E non può rimanere ineloquente un fatto: tra tante istituzioni cangianti e illudenti, tra tente cattedre roboanti e insinuose, tra tante lezioni in continua revisione, la Chiesa certo porta il peso delle nostre fragilità e dei nostri peccati, ma è forse rimasta l’unica istituzione fedele alla verità proposta lungo il tempo e capace di indicare un pensiero e uno stile di vita plausibile: capace di dare la gioia e la speranza che derivano da Cristo.
Ciò sia detto senza nessun tono trionfalistico. Nel caso, ci sostituiremmo al Signore Gesù e ridurremmo la fede a un sistema umano, mentre essa è dipendenza da Cristo e frutto dello Spirito.
È impegnativo aprirsi a Dio che nasce uomo tra noi. Ma non c’è altro Nome in cui si trovi la Salvezza ultima e compiuta. Fin da questa fase dell’esistenza.
Accogliere Cristo significa convertirsi: ritornare alla Chiesa, ricevere il perdono dei peccati, sforzarsi di riprendere costantemente una vita nuova nella legge evangelica.
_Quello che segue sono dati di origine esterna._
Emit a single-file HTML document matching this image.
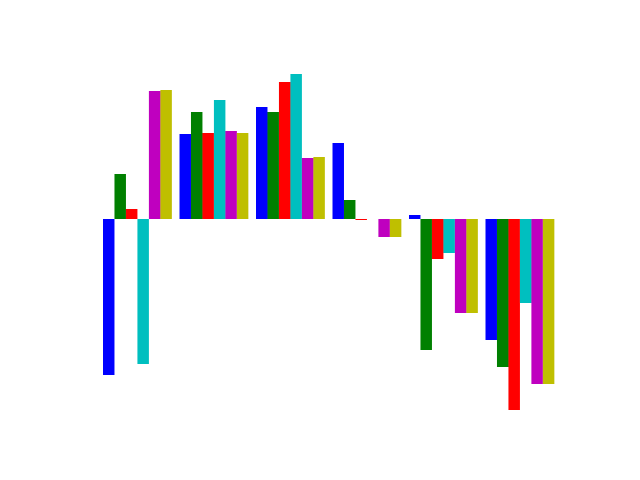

Significa raggiungere una gioia che il mondo non può rapire e una speranza che opera nel tempo e sorpassa il nostro languido, drammatico ed esaltante tempo.
Il Natale costituisca una ripresa che duri più in là dello spazio di un giorno.
Cristo sia con noi. Cristo è con noi. Magari a fatica, ma riceviamolo. Ci si mostrerà come motivo di felicità.
“Venne tra i suoi e i suoi lo hanno accolto”. È questo l’augurio che porgo a me e a tutti. Affidandolo alla forza del Signore. Per l’intercessione di Maria.